There are a plethora of reasons Romney wouldn't dare step into that race, tantalizing as it might seem to immediately become the well known, 800-pound-gorilla for the Republican nomination. But let's start with the most obvious point: Romney wants to be President, and everything he does over the next several years has to be tailored to that goal.
The Senate is no place for a presidential candidate. Ted Kennedy himself told Barack Obama to get out if he ever wanted to run for the White House. "The votes you're going to have to cast, whether it's guns or whether it's abortion or whether it's any one of the hot-button items, finishes you as a national political leader in this country," he said. "You just can't do it. It's not possible." For every vote a Senator casts, he's likely to cast another seemingly contradictory vote, even if his or her only opposition is to pork projects tacked onto the legislation. It cost John Kerry enormously in 2004 to have to explain why he voted against defense appropriations bills that he felt gave then-President Bush too much latitude in determining the troops' length of stay in Iraq. A Senate vote is only "yea" or "no." That isn't always easy to explain after the fact.
As a former governor, Romney can parse his words all he wants on those issues. Moreover, he hasn't necessarily been forced to take a position on absolutely everything, as he likely would in the Senate.

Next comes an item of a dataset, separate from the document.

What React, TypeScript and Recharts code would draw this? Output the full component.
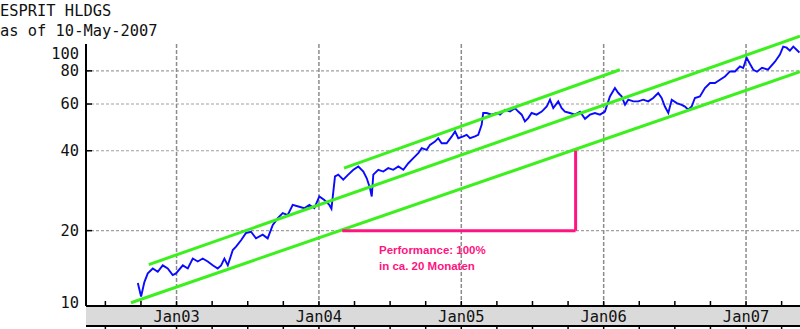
import { LineChart, Line, XAxis, YAxis, ReferenceLine } from 'recharts';

const FONT = '"DejaVu Sans Mono", monospace';

// Esprit Holdings close, time as decimal year
const priceDates = [
  2002.728, 2002.751, 2002.774, 2002.798, 2002.833, 2002.868, 2002.903, 2002.938, 2002.973, 2002.996,
  2003.044, 2003.079, 2003.114, 2003.149, 2003.184, 2003.219, 2003.254, 2003.289, 2003.313, 2003.336,
  2003.36, 2003.395, 2003.418, 2003.453, 2003.488, 2003.523, 2003.558, 2003.605, 2003.64, 2003.676,
  2003.711, 2003.746, 2003.781, 2003.816, 2003.862, 2003.897, 2003.933, 2003.968, 2004.003, 2004.038,
  2004.073, 2004.088, 2004.113, 2004.136, 2004.171, 2004.206, 2004.242, 2004.277, 2004.312, 2004.336,
  2004.359, 2004.371, 2004.382, 2004.417, 2004.452, 2004.487, 2004.522, 2004.558, 2004.593, 2004.628,
  2004.663, 2004.698, 2004.722, 2004.757, 2004.78, 2004.815, 2004.838, 2004.862, 2004.897, 2004.933,
  2004.956, 2004.979, 2005.014, 2005.038, 2005.061, 2005.096, 2005.119, 2005.143, 2005.154, 2005.178,
  2005.213, 2005.249, 2005.272, 2005.307, 2005.342, 2005.377, 2005.4, 2005.424, 2005.447, 2005.47,
  2005.494, 2005.529, 2005.565, 2005.6, 2005.623, 2005.646, 2005.681, 2005.705, 2005.728, 2005.763,
  2005.798, 2005.834, 2005.869, 2005.904, 2005.939, 2005.974, 2006.009, 2006.044, 2006.079, 2006.103,
  2006.126, 2006.15, 2006.173, 2006.208, 2006.243, 2006.278, 2006.313, 2006.348, 2006.383, 2006.407,
  2006.43, 2006.454, 2006.478, 2006.513, 2006.548, 2006.571, 2006.594, 2006.618, 2006.641, 2006.676,
  2006.711, 2006.747, 2006.782, 2006.817, 2006.852, 2006.887, 2006.922, 2006.957, 2006.98, 2007.004,
  2007.027, 2007.051, 2007.077, 2007.112, 2007.154, 2007.203, 2007.238, 2007.261, 2007.285, 2007.308,
  2007.332, 2007.355, 2007.375,
];
const priceValues = [
  12.7, 11.3, 12.8, 13.8, 14.4, 14.0, 14.8, 14.4, 13.6, 13.8,
  14.8, 14.4, 15.7, 15.3, 15.7, 15.3, 14.8, 14.4, 14.8, 15.7,
  14.8, 16.9, 17.4, 18.4, 19.6, 19.8, 18.7, 19.3, 18.7, 21.0,
  22.3, 23.3, 22.9, 25.0, 24.6, 24.3, 25.0, 24.3, 26.9, 26.1,
  25.0, 24.2, 32.0, 32.5, 31.1, 32.5, 33.9, 34.9, 33.4, 31.5,
  28.9, 26.9, 32.5, 33.9, 33.4, 34.4, 33.9, 34.9, 33.9, 35.9,
  37.5, 39.2, 40.9, 40.3, 42.1, 43.3, 44.6, 42.7, 42.7, 45.3,
  47.3, 44.6, 45.3, 45.9, 44.6, 45.3, 45.9, 50.1, 55.5, 55.5,
  54.7, 55.5, 54.7, 57.1, 56.2, 57.9, 56.2, 54.7, 51.6, 53.1,
  55.5, 54.7, 56.2, 58.7, 62.3, 57.9, 61.4, 57.9, 56.2, 55.5,
  54.7, 56.1, 52.8, 54.7, 55.5, 54.7, 56.2, 64.1, 68.9, 66.0,
  64.1, 59.6, 62.3, 61.4, 61.4, 62.3, 61.4, 63.2, 66.0, 63.2,
  58.7, 55.5, 62.3, 60.5, 59.6, 58.7, 57.1, 58.7, 63.2, 64.1,
  68.9, 72.0, 72.0, 74.1, 76.2, 79.6, 79.6, 83.2, 82.0, 89.7,
  85.1, 80.8, 79.4, 82.2, 80.8, 86.6, 92.1, 98.7, 97.8, 95.3,
  98.7, 96.1, 93.7,
];

const dateDomain = [2002.364, 2007.379];
const priceDomain = [10.4, 101];

const quarterTicks = [
  2002.5, 2002.75, 2003, 2003.25, 2003.5, 2003.75, 2004, 2004.25, 2004.5, 2004.75,
  2005, 2005.25, 2005.5, 2005.75, 2006, 2006.25, 2006.5, 2006.75, 2007, 2007.25,
];
const yearTicks = [2003, 2004, 2005, 2006, 2007];
const yearLabels = ['Jan03', 'Jan04', 'Jan05', 'Jan06', 'Jan07'];
const priceTicks = [10, 20, 40, 60, 80, 100];
const gridPrices = [20, 40, 60, 80];

// hand drawn trend channel: [start date, start price, end date, end price]
const trendLower = [2002.68, 10.7, 2007.379, 79.4];
const trendMiddle = [2002.805, 14.9, 2007.379, 108];
const trendUpper = [2004.176, 34.4, 2006.114, 80.8];
const trendLines = [trendLower, trendMiddle, trendUpper];

// performance marker: 20 -> 40 between these dates
const perfDates = [2004.164, 2005.803];
const perfPrices = [20, 40];

const data = priceDates.map((t, i) => ({ t, price: priceValues[i] }));

const GREEN = '#3cf01e';
const PINK = '#ff1480';

function PriceTick(props: any) {
  const { x, y, payload } = props;
  const ty = Math.min(Math.max(y, 54), 303);
  const inside = y > 50 && y < 300;
  return (
    <g>
      {inside && <line x1={x} x2={x + 6} y1={y} y2={y} stroke="#000" strokeWidth={1.5} />}
      <text x={x - 7} y={ty} dy="0.355em" textAnchor="end" fontFamily={FONT} fontSize={15.4} fill="#111">
        {payload.value}
      </text>
    </g>
  );
}

function DateTick(props: any) {
  const { x, y, payload } = props;
  const i = yearTicks.indexOf(payload.value);
  return (
    <g>
      <line x1={x} x2={x} y1={y} y2={y - 5} stroke="#000" strokeWidth={1.5} />
      {i >= 0 && (
        <text x={x} y={y + 11} dy="0.355em" textAnchor="middle" fontFamily={FONT} fontSize={15.4} fill="#111">
          {yearLabels[i]}
        </text>
      )}
      <line x1={x} x2={x} y1={y + 21} y2={y + 24} stroke="#000" strokeWidth={1.5} />
    </g>
  );
}

export default function App() {
  return (
    <div style={{ position: 'absolute', left: 0, top: 0, width: 800, height: 329, background: '#fff', overflow: 'hidden' }}>
      <div style={{ position: 'absolute', left: 0, top: 1, fontFamily: FONT, fontSize: 15.4, lineHeight: '20px', color: '#111', whiteSpace: 'pre' }}>
        ESPRIT HLDGS
      </div>
      <div style={{ position: 'absolute', left: 0, top: 21, fontFamily: FONT, fontSize: 15.4, lineHeight: '20px', color: '#111', whiteSpace: 'pre' }}>
        as of 10-May-2007
      </div>
      <div style={{ position: 'absolute', left: 86, top: 306, width: 714, height: 19, background: '#dadada', borderBottom: '2px solid #000' }} />
      <div style={{ position: 'absolute', left: 0, top: 0 }}>
        <LineChart width={800} height={329} data={data} margin={{ top: 44, right: 0, bottom: 0, left: 0 }}>
          <XAxis
            xAxisId="date"
            dataKey="t"
            type="number"
            domain={dateDomain}
            allowDataOverflow
            ticks={quarterTicks}
            interval={0}
            height={23}
            tickSize={0}
            tickMargin={0}
            tickLine={false}
            axisLine={{ stroke: '#000', strokeWidth: 2 }}
            tick={<DateTick />}
          />
          <XAxis
            xAxisId="top"
            orientation="top"
            type="number"
            domain={dateDomain}
            allowDataOverflow
            ticks={quarterTicks}
            interval={0}
            mirror
            height={0}
            tickSize={5}
            tick={false}
            tickLine={{ stroke: '#000', strokeWidth: 1.5 }}
            axisLine={{ stroke: '#000', strokeWidth: 2 }}
          />
          <YAxis
            yAxisId="price"
            scale="log"
            type="number"
            domain={priceDomain}
            allowDataOverflow
            ticks={priceTicks}
            interval={0}
            width={86}
            tickSize={0}
            tickMargin={0}
            tickLine={false}
            axisLine={{ stroke: '#000', strokeWidth: 2 }}
            tick={<PriceTick />}
          />
          <YAxis
            yAxisId="right"
            orientation="right"
            scale="log"
            type="number"
            domain={priceDomain}
            allowDataOverflow
            ticks={gridPrices}
            interval={0}
            mirror
            width={0}
            tickSize={7}
            tick={false}
            tickLine={{ stroke: '#000', strokeWidth: 1.5 }}
            axisLine={false}
          />

          {gridPrices.map((p) => (
            <ReferenceLine key={'h' + p} xAxisId="date" yAxisId="price" y={p} stroke="#a0a0a0" strokeWidth={1.2} strokeDasharray="3 2" />
          ))}
          {yearTicks.map((t) => (
            <ReferenceLine key={'v' + t} xAxisId="date" yAxisId="price" x={t} stroke="#8c8c8c" strokeWidth={1.5} strokeDasharray="4 2" />
          ))}

          <Line
            xAxisId="date"
            yAxisId="price"
            dataKey="price"
            type="linear"
            stroke="#0a0aff"
            strokeWidth={1.9}
            dot={false}
            isAnimationActive={false}
          />

          {trendLines.map((l, i) => (
            <ReferenceLine
              key={'trend' + i}
              xAxisId="date"
              yAxisId="price"
              segment={[{ x: l[0], y: l[1] }, { x: l[2], y: l[3] }]}
              ifOverflow="visible"
              stroke={GREEN}
              strokeWidth={3}
            />
          ))}

          <ReferenceLine
            xAxisId="date"
            yAxisId="price"
            segment={[{ x: perfDates[0], y: perfPrices[0] }, { x: perfDates[1], y: perfPrices[0] }]}
            ifOverflow="visible"
            stroke={PINK}
            strokeWidth={3}
          />
          <ReferenceLine
            xAxisId="date"
            yAxisId="price"
            segment={[{ x: perfDates[1], y: perfPrices[0] }, { x: perfDates[1], y: perfPrices[1] }]}
            ifOverflow="visible"
            stroke={PINK}
            strokeWidth={3}
          />
        </LineChart>
      </div>
      <div
        style={{
          position: 'absolute',
          left: 379,
          top: 242,
          fontFamily: '"Liberation Sans", Arial, sans-serif',
          fontWeight: 700,
          fontSize: 11.5,
          lineHeight: '16px',
          color: PINK,
          whiteSpace: 'pre',
        }}
      >
        {'Performance: 100%\nin ca. 20 Monaten'}
      </div>
    </div>
  );
}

But just as importantly, Romney can't afford to even have a close race, which is likely in a state as traditionally left-leaning as Massachusetts. George Allen, the former Governor, then Senator from Virginia, saw his presidential hopes for 2008 dashed when he couldn't even win reelection to his Senate seat against Democrat Jim Webb in 2006. He'd raised close to $10 million in his campaign account, ostensibly to transfer to a presidential account for a solid head start in the primary, all for naught. If Romney only narrowly holds on to win the election, it throws question marks around whether or not he could win in other battleground states nationwide. What's more, there's a decent chance- even with his name recognition- that he'd ultimately lose. When Romney took office in 2003, his approval rating was 66% to 33% disapproving. When he left in 2006, his numbers had completely flipped, with only 34% approving and 65% disapproving. He'd have to face those same voters.
Maybe the most important issue, though, is that Romney has nothing to gain by a stint in the Senate. He's got the national name recognition he needs, so it wouldn't provide any spotlight that he doesn't already have. He's relevant right now, as evidenced by the fact that he's a frequent guest on the Sunday morning talk show circuit and major conservative events. And at this very moment, he's the highest rated of the likely Republican contenders for 2012: he won the highly speculative CPAC straw poll earlier this year.
That said, the seat will probably stay Democratic, as no other Republican would have the profile that Romney does. A number of Massachusetts Democrats will likely get involved in the race, but focus will probably remain on a few key individuals. Former Rep. Joseph P. Kennedy (a son of the late Bobby) was immensely popular while in office, which he left in 1999. And yet, Kennedy still has $2 million in his campaign account, which would be an excellent jump-start in funding in a special election to succeed his uncle. Former Rep. Marty Meehan, whose name recognition isn't what Kennedy's is, left office to become Chancellor of UMass Lowell. He would be included on just about any list if only for one reason: he has a whopping $5 million in his campaign account, largely from years of running for reelection in a heavily Democratic district in which he didn't have to spend. And just about every other Congressman will be looked at, though well-funded titans like Ed Markey, Barney Frank, and Richard Neal (who together have $6.5 million and upwards of 85 years of service among them) may not want to even get involved in the race at all.
If Kennedy gets involved, with the money he already has, his influence among state and national leaders, his unparalleled name recognition, his reputation for community service, and his current emotional appeal, he likely becomes the immediate front-runner.